Cerca de ella, a las puertas de un supermercado de la calle Paloma, Ornelia, también procedente de la zona de influencia de la capital de Rumanía, saca «más comida que dinero». A sus pies, en una caja de cartón, recoge todo lo que puede. No en vano, tiene cinco hijos (tres varones y dos mujeres) y la friolera de 15 nietos. Su jornada, al igual que la de sus compañeros, finaliza antes de las siete de la tarde. «Debo coger un autobús a Malagón»,  pone de relieve una mujer que lleva más de ocho años fuera de su país porque, en contra de lo que se piensa, su espíritu no es nómada.

«No veo la televisión». «El día de Navidad cumplí 55», señala tras confesar que desconoce lo sucedido en Madrid recientemente. «No veo la televisión», argumenta. En cualquier caso, como sus compatriotas, lamenta el comportamiento  de los seguidores del equipo de fútbol holandés. «Yo no puedo trabajar porque tengo mal la columna», aclara. Eso sí, en sus propias palabras, en Ciudad Real a ella nunca le han dicho «una mala palabra».
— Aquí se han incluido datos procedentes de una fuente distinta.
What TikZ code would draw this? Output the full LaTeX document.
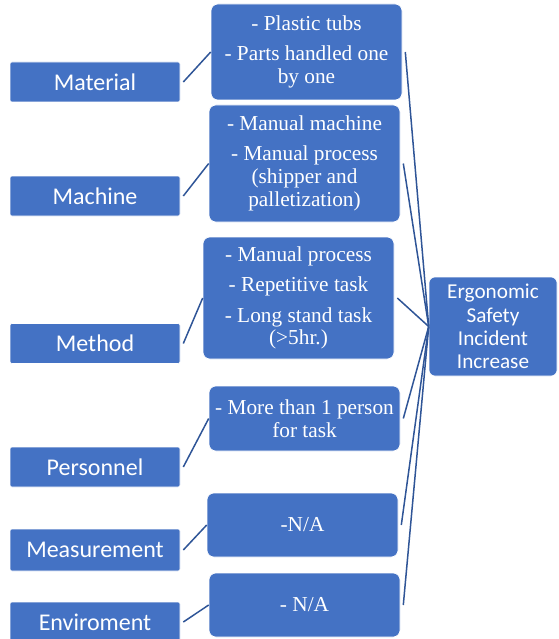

La Federación de Asociaciones de Emigrantes Rumanos de España (Fedrom) calcula que en España viven de la mendicidad 50.000 paisanos de etnia gitana. Una cifra que, en palabras de Daniel Comanita, presidente de la Asociación Hispano-Rumana de Ciudad Real, «es una barbaridad». «No podemos decir algo que no sabemos», asevera sin querer entrar en más aspectos. Desde la Asociación Comisión Católica Española de Migraciones (Accem), presente en diez comunidades autónomas, así como en Ceuta y Melilla, su coordinadora nacional del proyecto de intervención sociocomunitaria con familias inmigrantes (Apoi), Carmen Creanga, expone a La Tribuna un trabajo con minorías étnicas de Europa del Este que se remonta al año 1999. Entonces, según indica haciendo un poco de memoria, «en el distrito madrileño de Fuencarral se detectó un asentamiento de familias con muchos menores a su cargo». Con el objetivo de escolarizarlos, nació la iniciativa Acum (ahora en rumano) de la mano del Ministerio de Educación y Cultura. «La idea era que los niños estuvieran atendidos, mientras ellos salían a buscarse la vida», manifiesta.

Más tarde, al detectar más necesidad, Accem apostó por una actuación integral (Apoi) junto a Cruz Roja, que en 2006 se descolgó del programa. A partir de ese año, con la sombra de la recesión planeando sobre sus cabezas, se abrió a otras familias en situación de vulnerabilidad social y con escasos recursos económicos. De este modo, según explica Creanga, «actualmente se atiende a todos los extranjeros que lo necesiten con independencia de su nacionalidad (552 de un total de 163 núcleos sólo el año pasado)». Pero, volviendo a los rumanos de etnia gitana (106 de hasta 31 familias en 2015), señala que desde Accem tratan de evitar su residencia en asentamientos ilegales que no cuentan con ningún tipo de servicio básico, como agua, luz o alcantarillado. «No reúnen las condiciones de salubridad e higiene mínimas», afirma la responsable del proyecto Apoi.

«La falta de un contrato de trabajo hace inviable su acceso a una vivienda», relata. Es por ello que, en un primer punto de partida, la Asociación Comisión Católica Española de Migraciones les proporciona una plaza en un centro de acogida durante un máximo de diez meses hasta que aprendan el idioma, «básico para acceder a los recursos y poder encontrar un empleo. Después, según apunta, pasan a una vivienda comunitaria o bien a un piso tutelado mientras se forman puesto que «su cualificación profesional es escasa».

«Muchos nunca han ido a un colegio», subraya Creanga en un intento por dar a conocer el alcance de su situación. Afortunadamente, sus hijos, gran parte nacidos ya aquí, forman parte de una segunda generación con más oportunidades. «Son ellos los que van a poder salir adelante después de que sus padres hayan llegado a España en busca de una mejor vida», concluye.